Been spending a bit of time lately thinking about where to go next. I’m an obsessive mover. I have to constantly be looking for the next opportunity – not that that means reneging on responsibilities and/or commitments. For me it just means not becoming stagnant. So, after thinking and looking and stewing – as I do – I came across this article in the Guardian:

http://www.guardian.co.uk/stage/theatreblog/2009/oct/27/improvised-theatre-writing-plays

I found it had hints of where I believe the next steps in theatre are going to take place; and I hope to be taking some of those steps myself. Collective creation and devised theatre are becoming the primary forms of contemporary theatre making. The formats for creation produce wide variety of pieces. Non-text based works however – I believe – encounter similar problems, and that is that they have a general lack of consistency, story and perhaps most importantly for theatre, they cannot be recreated by other groups.

I do understand that there are points of contention and a great deal of opinion in what I have just said, but I am confident that I am not the only one that holds these views.

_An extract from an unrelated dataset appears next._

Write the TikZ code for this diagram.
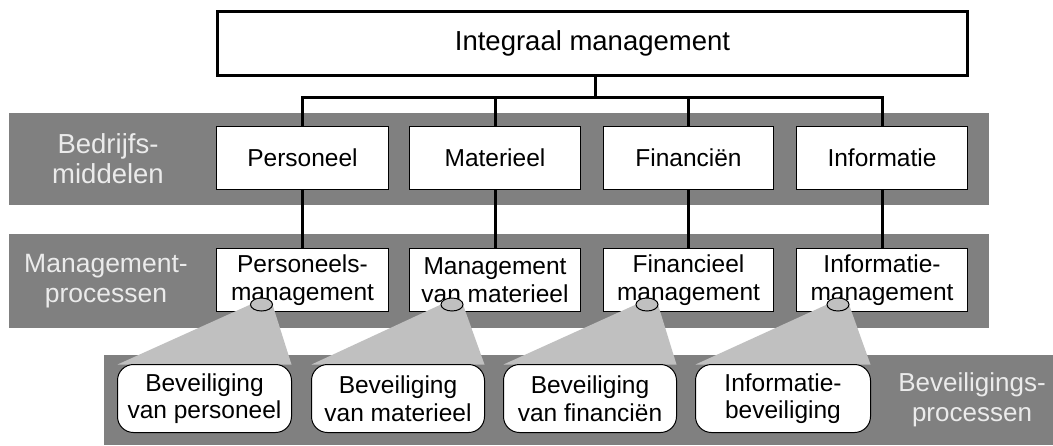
\documentclass[tikz,border=0pt]{standalone}
\usepackage{fontspec}
\setmainfont{Liberation Sans}
\usetikzlibrary{shapes.geometric}

\definecolor{bandgray}{HTML}{808080}
\definecolor{funnelgray}{HTML}{C0C0C0}
\definecolor{labeltxt}{HTML}{EBEBEB}

\pgfdeclarelayer{bg}
\pgfdeclarelayer{funnel}
\pgfdeclarelayer{front}
\pgfsetlayers{bg,main,funnel,front}

\begin{document}
\begin{tikzpicture}[x=1pt,y=-1pt,
  topbox/.style={draw, line width=3pt, fill=white, inner sep=0pt, outer sep=0pt,
    minimum width=750pt, minimum height=64pt, font=\fontsize{27.5}{31}\selectfont},
  resbox/.style={draw, line width=1pt, fill=white, inner sep=0pt, outer sep=0pt,
    minimum height=63pt, align=center, font=\fontsize{24.5}{27.5}\selectfont},
  secbox/.style={draw, line width=1pt, fill=white, inner sep=0pt, outer sep=0pt,
    rounded corners=16pt, minimum height=68pt, align=center,
    font=\fontsize{24.5}{27.5}\selectfont},
  lens/.style={ellipse, draw, line width=1pt, fill=funnelgray, inner sep=0pt,
    outer sep=0pt, minimum width=22pt, minimum height=13pt},
  bandlabel/.style={text=labeltxt, align=center, inner sep=0pt},
  conn/.style={line width=3pt, line join=miter},
  fan/.style={fill=funnelgray, draw=none}
]
\useasboundingbox (0,0) rectangle (1053,445);

% grey bands behind the rows
\begin{pgfonlayer}{bg}
  \fill[bandgray] (9,113) rectangle (989,205);
  \fill[bandgray] (9,234) rectangle (989,328);
  \fill[bandgray] (104,355) rectangle (1053,445);
\end{pgfonlayer}

% band captions
\node[bandlabel, font=\fontsize{27.5}{30}\selectfont] (capres) at (108,159) {Bedrijfs-\\middelen};
\node[bandlabel, font=\fontsize{26.5}{30}\selectfont] (capman) at (106,281) {Management-\\processen};
\node[bandlabel, font=\fontsize{26}{29.5}\selectfont] (capsec) at (972,400) {Beveiligings-\\processen};

% top box
\node[topbox] (top) at (592.5,43.5) {Integraal management};

% resources
\node[resbox, minimum width=172pt] (r1a) at (302.5,158) {Personeel};
\node[resbox, minimum width=171pt] (r1b) at (495,158) {Materieel};
\node[resbox, minimum width=170pt] (r1c) at (688.5,158) {Financiën};
\node[resbox, minimum width=171pt] (r1d) at (882,158) {Informatie};

% management processes
\node[resbox, minimum width=172pt] (r2a) at (302.5,280) {Personeels-\\management};
\node[resbox, minimum width=171pt] (r2b) at (495,280) {Management\\van materieel};
\node[resbox, minimum width=170pt] (r2c) at (688.5,280) {Financieel\\management};
\node[resbox, minimum width=171pt] (r2d) at (882,280) {Informatie-\\management};

% tree from the top box to the resources
\coordinate (bus) at (595,97);
\draw[conn] (top.south -| bus) -- (bus);
\draw[conn] (r1a.north) |- (bus) -| (r1d.north);
\draw[conn] (r1b.north) -- (r1b.north |- bus);
\draw[conn] (r1c.north) -- (r1c.north |- bus);

% resources to their management processes
\draw[conn] (r1a.south) -- (r2a.north);
\draw[conn] (r1b.south) -- (r2b.north);
\draw[conn] (r1c.south) -- (r2c.north);
\draw[conn] (r1d.south) -- (r2d.north);

% security processes and the lenses they open from
\begin{pgfonlayer}{front}
  \node[lens] (la) at (261.5,304.5) {};
  \node[lens] (lb) at (452,304.5) {};
  \node[lens] (lc) at (647,304.5) {};
  \node[lens] (ld) at (838,304.5) {};
  \node[secbox, minimum width=174pt] (sa) at (204.5,398.5) {Beveiliging\\van personeel};
  \node[secbox, minimum width=173pt] (sb) at (398,398.5) {Beveiliging\\van materieel};
  \node[secbox, minimum width=173pt] (sc) at (590,398.5) {Beveiliging\\van financiën};
  \node[secbox, minimum width=175pt] (sd) at (783,398.5) {Informatie-\\beveiliging};
\end{pgfonlayer}

% light fans from each lens down to its security process
\begin{pgfonlayer}{funnel}
  \fill[fan] (la.west) -- (la.east) -- (sa.north east) -- (sa.north west) -- cycle;
  \fill[fan] (lb.west) -- (lb.east) -- (sb.north east) -- (sb.north west) -- cycle;
  \fill[fan] (lc.west) -- (lc.east) -- (sc.north east) -- (sc.north west) -- cycle;
  \fill[fan] (ld.west) -- (ld.east) -- (sd.north east) -- (sd.north west) -- cycle;
\end{pgfonlayer}
\end{tikzpicture}
\end{document}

Backtracking for a moment:

Improvisation – as I understand it – started as a means to teach technique in acting, then morphed into it’s own form of theatre while simultaneously spawning collective creation and devised theatre. I think the role of the playwright within improvisation, collective creation and devised theatre is the logical progression of these forms of theatre. Having an artist take on the role of scribe/assistant-director/interpreter for the work, I argue, would create dynamic and cohesive pieces of theatre that would allow for the ingenuity and originality that collective creation, devised theatre and improvisation are renowned for, but would also allow for cohesiveness and an element of repeatability in the work.

It’s a bit of a reactionary outlook on this whole theatrical movement, but I believe it may be a positive one.

Take a read of the article and tell me what you think.

Best,

J.

Poor.
Oct 26th, 2009 by Joshua Dalledonne

It’s about five past six. I’m at work and not working. I’m waiting to go see a play. What I would like to do is to take this free hour and a bit before the curtain and go downstairs and get a drink… but I can’t.

I’m poor.

After two months of what in retrospect was a foolish spending spree masked with a thin veil of ‘needing shit’ I am officially broke. And what’s worse is that it’s not like I have to save some money; I can’t save any money. All the money I make every month needs to go to bills.

Shit.

Yup. Looks like I fucked the dog on this one and there’s no getting around it.

And I’m trying to look for the positive side of it all, but in all honesty I can’t. I somehow need to increase my income… looks like it’s back to cleaning up beer bottles and hauling flat upon flat of beer up and down stairs. *ugh.

I thought I was past this – but there ya are. Just when you think you’ve grown out of something you’re thrown right back into the muck.

I wish I would learn… oh well, at least it’s not credit card debt right?

Sunday’s
Oct 11th, 2009 by Joshua Dalledonne

Sundays are fast becoming my favorite day of the week. Since finishing post secondary it’s as though time has been handed back to me. University had me working seven days a week and no time to engage in simple pleasures like reading the paper -  my new Sunday treat to myself.

Today I spent two hours writing in the park. Marvelous.

What’s the point of all this boasting? I’m not sure to be honest. It’s important to me to express gratitude whenever I happen to feel lucky; and lately I’ve been feeling really lucky.

I’m surrounded by luxury, well, not the type of luxury enjoyed by the maharajahs, but luxury enough that I recognize that I don’t really need many of objects around me. It’s an incredible feeling.

And at the same time though it’s worrying.

It worries me that I’m twenty four and achieving what I had set out to do – not exactly what I wanted but close enough to feel fairly fulfilled. Am I too young to be experiencing this? Will it all become drab and unexciting? What’s after this then? Do I settle into a happy career and vacation once a year at a destination where I take pictures that I show my parents to coo’s of, “oh that’s so nice?” Then I worry that I’m being a pretentious prat and that I should be happy for what I have and stop the complaining because there are so many that have so little.

These are the things that worry me though. What’s after this? What’s after happiness? What’s the next step, the next goal? Have I set my sights too low or should I just wait for this phase of my life to nose dive, after which I’ll dig myself out of the mess that I’ve made?

What’s this teenage angst that I’m embarrassed to be victim to? The only reason that I can think of is a lack of creative production and more specifically a lack of performance. I don’t have an opening night coming up soon and I think it’s making me go a little bit batty. Here I am rejoicing about the glorious free time that I have and at the same time it’s making me go nuts. So what do I do? I post something.

Something. Make something. Contribute something; otherwise what good are you right?